**Problem to work on**: Your task is to repeat the lines below exactly, excluding any pictures they contain.

**Data excerpt**:
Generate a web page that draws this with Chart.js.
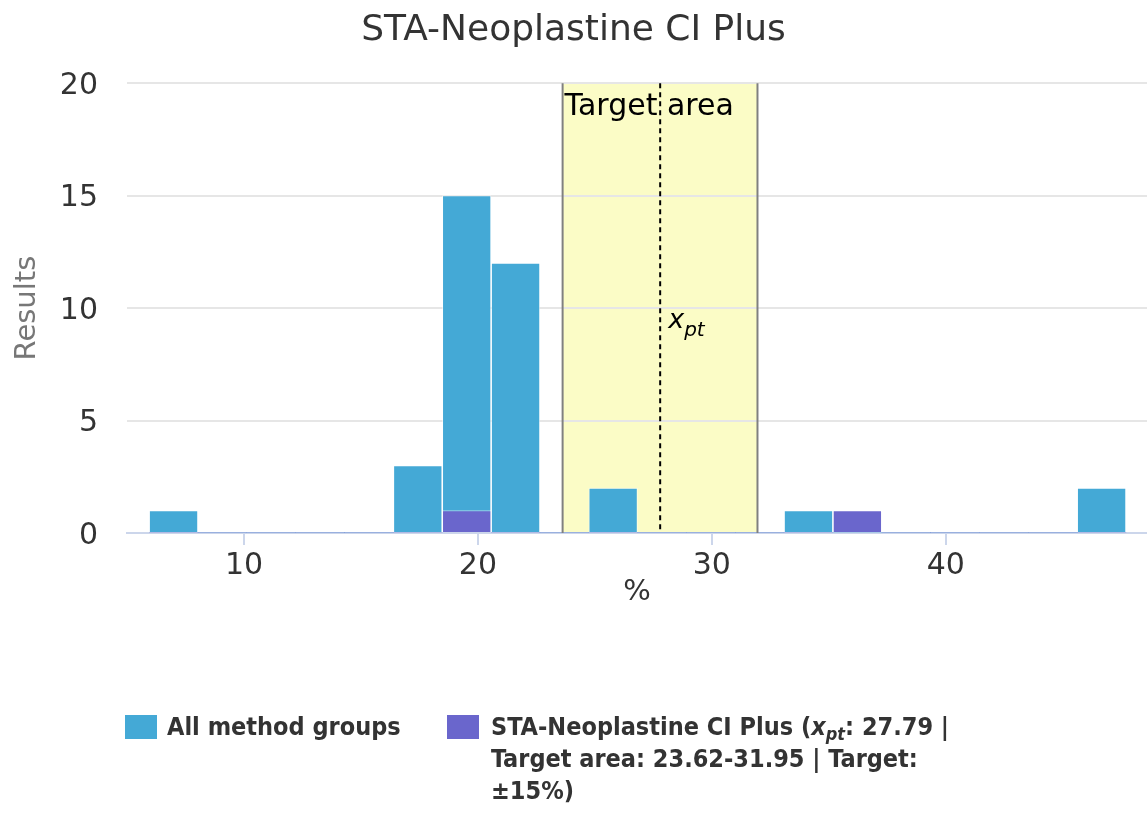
<!DOCTYPE html>
<html>
<head>
<meta charset="utf-8">
<script src="https://cdn.jsdelivr.net/npm/chart.js@4/dist/chart.umd.min.js"></script>
<style>
  html, body { margin: 0; padding: 0; background: #ffffff; }
  #wrap { position: relative; width: 1147px; height: 814px; overflow: hidden; }
  #c { position: absolute; left: 0; top: 0; }
  .leg { position: absolute; font-family: 'DejaVu Sans Condensed', 'DejaVu Sans', sans-serif; font-stretch: condensed;
         font-weight: bold; font-size: 25px; line-height: 32px; color: #333333; }
  .sw { position: absolute; width: 32px; height: 24px; }
  .lt { position: absolute; }
  .lt sub { font-size: 18px; line-height: 0; vertical-align: -5px; }
</style>
</head>
<body>
<div id="wrap">
  <canvas id="c" width="1147" height="814"></canvas>
  <div id="legend"></div>
</div>
<script>
// ---- data ----
const chartTitle = 'STA-Neoplastine CI Plus';
const xAxisTitle = '%';
const yAxisTitle = 'Results';
const seriesNames = ['All method groups', 'STA-Neoplastine CI Plus'];
const seriesColors = ['#44a9d6', '#6a66cc'];
const binCenters = [6.99, 9.08, 11.17, 13.26, 15.34, 17.43, 19.52, 21.61, 23.69, 25.78,
                    27.87, 29.96, 32.04, 34.13, 36.22, 38.31, 40.39, 42.48, 44.57, 46.66];
const allMethodCounts = [1, 0, 0, 0, 0, 3, 15, 12, 0, 2, 0, 0, 0, 1, 0, 0, 0, 0, 0, 2];
const methodCounts    = [0, 0, 0, 0, 0, 0, 1, 0, 0, 0, 0, 0, 0, 0, 1, 0, 0, 0, 0, 0];
const xTicks = [10, 20, 30, 40];
const yTicks = [0, 5, 10, 15, 20];
const xRange = [5, 48.6];
const yRange = [0, 20];
const targetLow = 23.62;
const targetHigh = 31.95;
const xpt = 27.79;
const targetPct = 15;
const targetLabel = 'Target area';

// ---- plugin for target area ----
const targetPlugin = {
  id: 'targetArea',
  beforeDraw(chart) {
    const { ctx, chartArea, scales } = chart;
    const l = scales.x.getPixelForValue(targetLow);
    const r = scales.x.getPixelForValue(targetHigh);
    ctx.save();
    ctx.fillStyle = '#fbfcc6';
    ctx.fillRect(l, chartArea.top, r - l, chartArea.bottom - chartArea.top);
    ctx.restore();
  },
  afterDatasetsDraw(chart) {
    const { ctx, chartArea, scales } = chart;
    const l = scales.x.getPixelForValue(targetLow);
    const r = scales.x.getPixelForValue(targetHigh);
    const p = scales.x.getPixelForValue(xpt);
    ctx.save();
    ctx.strokeStyle = '#808080';
    ctx.lineWidth = 2;
    ctx.beginPath();
    ctx.moveTo(l, chartArea.top); ctx.lineTo(l, chartArea.bottom);
    ctx.moveTo(r, chartArea.top); ctx.lineTo(r, chartArea.bottom);
    ctx.stroke();
    ctx.strokeStyle = '#000000';
    ctx.setLineDash([5, 4]);
    ctx.beginPath();
    ctx.moveTo(p, chartArea.top); ctx.lineTo(p, chartArea.bottom);
    ctx.stroke();
    ctx.setLineDash([]);
    ctx.fillStyle = '#000000';
    ctx.textBaseline = 'alphabetic';
    ctx.textAlign = 'left';
    ctx.font = '30px "DejaVu Sans"';
    ctx.fillText(targetLabel, l + 2, chartArea.top + 32);
    const midY = (chartArea.top + chartArea.bottom) / 2;
    ctx.font = 'italic 27px "DejaVu Sans"';
    ctx.fillText('x', p + 8, midY + 20);
    const w = ctx.measureText('x').width;
    ctx.font = 'italic 20px "DejaVu Sans"';
    ctx.fillText('pt', p + 8 + w, midY + 28);
    ctx.restore();
  }
};

const makePoints = (arr) => binCenters.map((x, i) => ({ x: x, y: arr[i] }));

const ctx = document.getElementById('c').getContext('2d');
const chart = new Chart(ctx, {
  type: 'bar',
  data: {
    datasets: [
      {
        label: seriesNames[0],
        data: makePoints(allMethodCounts),
        backgroundColor: seriesColors[0],
        borderColor: 'rgba(255,255,255,0.55)',
        borderWidth: (c) => (c.raw && c.raw.y > 0 ? 1 : 0),
        barPercentage: 1,
        categoryPercentage: 1,
        order: 1
      },
      {
        label: seriesNames[1],
        data: makePoints(methodCounts),
        backgroundColor: seriesColors[1],
        borderColor: 'rgba(255,255,255,0.55)',
        borderWidth: (c) => (c.raw && c.raw.y > 0 ? 1 : 0),
        barPercentage: 1,
        categoryPercentage: 1,
        order: 0
      }
    ]
  },
  options: {
    responsive: false,
    animation: false,
    devicePixelRatio: 1,
    layout: { padding: { left: 0, right: 0, top: 0, bottom: 201 } },
    plugins: {
      legend: { display: false },
      tooltip: { enabled: false },
      title: {
        display: true,
        text: chartTitle,
        color: '#333333',
        font: { family: 'DejaVu Sans', size: 36, weight: 'normal' },
        padding: { top: 9, bottom: 31 }
      }
    },
    scales: {
      x: {
        type: 'linear',
        stacked: true,
        offset: false,
        min: xRange[0],
        max: xRange[1],
        afterBuildTicks: (s) => { s.ticks = xTicks.map(v => ({ value: v })); },
        afterFit: (s) => { s.height = 80; },
        ticks: {
          color: '#333333',
          font: { family: 'DejaVu Sans', size: 30 },
          padding: 3,
          maxRotation: 0,
          autoSkip: false
        },
        grid: {
          offset: false,
          drawOnChartArea: false,
          drawTicks: true,
          tickLength: 12,
          color: '#ccd6eb',
          lineWidth: 2
        },
        border: { display: true, color: '#ccd6eb', width: 2 },
        title: {
          display: true,
          text: xAxisTitle,
          color: '#333333',
          font: { family: 'DejaVu Sans', size: 29 },
          padding: { top: 0, bottom: 3 }
        }
      },
      y: {
        stacked: false,
        min: yRange[0],
        max: yRange[1],
        afterBuildTicks: (s) => { s.ticks = yTicks.map(v => ({ value: v })); },
        afterFit: (s) => { s.width = 127; },
        ticks: {
          color: '#333333',
          font: { family: 'DejaVu Sans', size: 30 },
          padding: 29,
          labelOffset: 3
        },
        grid: { color: '#e6e6e6', lineWidth: 2, drawTicks: false },
        border: { display: false },
        title: {
          display: true,
          text: yAxisTitle,
          color: '#777777',
          font: { family: 'DejaVu Sans', size: 29 },
          padding: { top: 10, bottom: 0 }
        }
      }
    }
  },
  plugins: [targetPlugin]
});

// ---- HTML legend ----
const legend = document.getElementById('legend');
const legendTexts = [
  seriesNames[0],
  seriesNames[1] + ' (<i>x<sub>pt</sub></i>: ' + xpt.toFixed(2) + ' | Target area: ' +
    targetLow.toFixed(2) + '-' + targetHigh.toFixed(2) + ' | Target: ±' + targetPct + '%)'
];
const legendPos = [
  { sw: 125, tx: 167, w: 260 },
  { sw: 447, tx: 491, w: 480 }
];
legendTexts.forEach((t, i) => {
  const item = document.createElement('div');
  item.className = 'leg';
  item.style.left = '0px';
  item.style.top = '711px';
  const sw = document.createElement('div');
  sw.className = 'sw';
  sw.style.left = legendPos[i].sw + 'px';
  sw.style.top = '4px';
  sw.style.background = seriesColors[i];
  const tx = document.createElement('div');
  tx.className = 'lt';
  tx.style.left = legendPos[i].tx + 'px';
  tx.style.top = '0px';
  tx.style.width = legendPos[i].w + 'px';
  tx.innerHTML = t;
  item.appendChild(sw);
  item.appendChild(tx);
  legend.appendChild(item);
});
</script>
</body>
</html>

**Answer to this exercise**:
Generate a web page that draws this with Chart.js.
<!DOCTYPE html>
<html>
<head>
<meta charset="utf-8">
<script src="https://cdn.jsdelivr.net/npm/chart.js@4/dist/chart.umd.min.js"></script>
<style>
  html, body { margin: 0; padding: 0; background: #ffffff; }
  #wrap { position: relative; width: 1147px; height: 814px; overflow: hidden; }
  #c { position: absolute; left: 0; top: 0; }
  .leg { position: absolute; font-family: 'DejaVu Sans Condensed', 'DejaVu Sans', sans-serif; font-stretch: condensed;
         font-weight: bold; font-size: 25px; line-height: 32px; color: #333333; }
  .sw { position: absolute; width: 32px; height: 24px; }
  .lt { position: absolute; }
  .lt sub { font-size: 18px; line-height: 0; vertical-align: -5px; }
</style>
</head>
<body>
<div id="wrap">
  <canvas id="c" width="1147" height="814"></canvas>
  <div id="legend"></div>
</div>
<script>
// ---- data ----
const chartTitle = 'STA-Neoplastine CI Plus';
const xAxisTitle = '%';
const yAxisTitle = 'Results';
const seriesNames = ['All method groups', 'STA-Neoplastine CI Plus'];
const seriesColors = ['#44a9d6', '#6a66cc'];
const binCenters = [6.99, 9.08, 11.17, 13.26, 15.34, 17.43, 19.52, 21.61, 23.69, 25.78,
                    27.87, 29.96, 32.04, 34.13, 36.22, 38.31, 40.39, 42.48, 44.57, 46.66];
const allMethodCounts = [1, 0, 0, 0, 0, 3, 15, 12, 0, 2, 0, 0, 0, 1, 0, 0, 0, 0, 0, 2];
const methodCounts    = [0, 0, 0, 0, 0, 0, 1, 0, 0, 0, 0, 0, 0, 0, 1, 0, 0, 0, 0, 0];
const xTicks = [10, 20, 30, 40];
const yTicks = [0, 5, 10, 15, 20];
const xRange = [5, 48.6];
const yRange = [0, 20];
const targetLow = 23.62;
const targetHigh = 31.95;
const xpt = 27.79;
const targetPct = 15;
const targetLabel = 'Target area';

// ---- plugin for target area ----
const targetPlugin = {
  id: 'targetArea',
  beforeDraw(chart) {
    const { ctx, chartArea, scales } = chart;
    const l = scales.x.getPixelForValue(targetLow);
    const r = scales.x.getPixelForValue(targetHigh);
    ctx.save();
    ctx.fillStyle = '#fbfcc6';
    ctx.fillRect(l, chartArea.top, r - l, chartArea.bottom - chartArea.top);
    ctx.restore();
  },
  afterDatasetsDraw(chart) {
    const { ctx, chartArea, scales } = chart;
    const l = scales.x.getPixelForValue(targetLow);
    const r = scales.x.getPixelForValue(targetHigh);
    const p = scales.x.getPixelForValue(xpt);
    ctx.save();
    ctx.strokeStyle = '#808080';
    ctx.lineWidth = 2;
    ctx.beginPath();
    ctx.moveTo(l, chartArea.top); ctx.lineTo(l, chartArea.bottom);
    ctx.moveTo(r, chartArea.top); ctx.lineTo(r, chartArea.bottom);
    ctx.stroke();
    ctx.strokeStyle = '#000000';
    ctx.setLineDash([5, 4]);
    ctx.beginPath();
    ctx.moveTo(p, chartArea.top); ctx.lineTo(p, chartArea.bottom);
    ctx.stroke();
    ctx.setLineDash([]);
    ctx.fillStyle = '#000000';
    ctx.textBaseline = 'alphabetic';
    ctx.textAlign = 'left';
    ctx.font = '30px "DejaVu Sans"';
    ctx.fillText(targetLabel, l + 2, chartArea.top + 32);
    const midY = (chartArea.top + chartArea.bottom) / 2;
    ctx.font = 'italic 27px "DejaVu Sans"';
    ctx.fillText('x', p + 8, midY + 20);
    const w = ctx.measureText('x').width;
    ctx.font = 'italic 20px "DejaVu Sans"';
    ctx.fillText('pt', p + 8 + w, midY + 28);
    ctx.restore();
  }
};

const makePoints = (arr) => binCenters.map((x, i) => ({ x: x, y: arr[i] }));

const ctx = document.getElementById('c').getContext('2d');
const chart = new Chart(ctx, {
  type: 'bar',
  data: {
    datasets: [
      {
        label: seriesNames[0],
        data: makePoints(allMethodCounts),
        backgroundColor: seriesColors[0],
        borderColor: 'rgba(255,255,255,0.55)',
        borderWidth: (c) => (c.raw && c.raw.y > 0 ? 1 : 0),
        barPercentage: 1,
        categoryPercentage: 1,
        order: 1
      },
      {
        label: seriesNames[1],
        data: makePoints(methodCounts),
        backgroundColor: seriesColors[1],
        borderColor: 'rgba(255,255,255,0.55)',
        borderWidth: (c) => (c.raw && c.raw.y > 0 ? 1 : 0),
        barPercentage: 1,
        categoryPercentage: 1,
        order: 0
      }
    ]
  },
  options: {
    responsive: false,
    animation: false,
    devicePixelRatio: 1,
    layout: { padding: { left: 0, right: 0, top: 0, bottom: 201 } },
    plugins: {
      legend: { display: false },
      tooltip: { enabled: false },
      title: {
        display: true,
        text: chartTitle,
        color: '#333333',
        font: { family: 'DejaVu Sans', size: 36, weight: 'normal' },
        padding: { top: 9, bottom: 31 }
      }
    },
    scales: {
      x: {
        type: 'linear',
        stacked: true,
        offset: false,
        min: xRange[0],
        max: xRange[1],
        afterBuildTicks: (s) => { s.ticks = xTicks.map(v => ({ value: v })); },
        afterFit: (s) => { s.height = 80; },
        ticks: {
          color: '#333333',
          font: { family: 'DejaVu Sans', size: 30 },
          padding: 3,
          maxRotation: 0,
          autoSkip: false
        },
        grid: {
          offset: false,
          drawOnChartArea: false,
          drawTicks: true,
          tickLength: 12,
          color: '#ccd6eb',
          lineWidth: 2
        },
        border: { display: true, color: '#ccd6eb', width: 2 },
        title: {
          display: true,
          text: xAxisTitle,
          color: '#333333',
          font: { family: 'DejaVu Sans', size: 29 },
          padding: { top: 0, bottom: 3 }
        }
      },
      y: {
        stacked: false,
        min: yRange[0],
        max: yRange[1],
        afterBuildTicks: (s) => { s.ticks = yTicks.map(v => ({ value: v })); },
        afterFit: (s) => { s.width = 127; },
        ticks: {
          color: '#333333',
          font: { family: 'DejaVu Sans', size: 30 },
          padding: 29,
          labelOffset: 3
        },
        grid: { color: '#e6e6e6', lineWidth: 2, drawTicks: false },
        border: { display: false },
        title: {
          display: true,
          text: yAxisTitle,
          color: '#777777',
          font: { family: 'DejaVu Sans', size: 29 },
          padding: { top: 10, bottom: 0 }
        }
      }
    }
  },
  plugins: [targetPlugin]
});

// ---- HTML legend ----
const legend = document.getElementById('legend');
const legendTexts = [
  seriesNames[0],
  seriesNames[1] + ' (<i>x<sub>pt</sub></i>: ' + xpt.toFixed(2) + ' | Target area: ' +
    targetLow.toFixed(2) + '-' + targetHigh.toFixed(2) + ' | Target: ±' + targetPct + '%)'
];
const legendPos = [
  { sw: 125, tx: 167, w: 260 },
  { sw: 447, tx: 491, w: 480 }
];
legendTexts.forEach((t, i) => {
  const item = document.createElement('div');
  item.className = 'leg';
  item.style.left = '0px';
  item.style.top = '711px';
  const sw = document.createElement('div');
  sw.className = 'sw';
  sw.style.left = legendPos[i].sw + 'px';
  sw.style.top = '4px';
  sw.style.background = seriesColors[i];
  const tx = document.createElement('div');
  tx.className = 'lt';
  tx.style.left = legendPos[i].tx + 'px';
  tx.style.top = '0px';
  tx.style.width = legendPos[i].w + 'px';
  tx.innerHTML = t;
  item.appendChild(sw);
  item.appendChild(tx);
  legend.appendChild(item);
});
</script>
</body>
</html>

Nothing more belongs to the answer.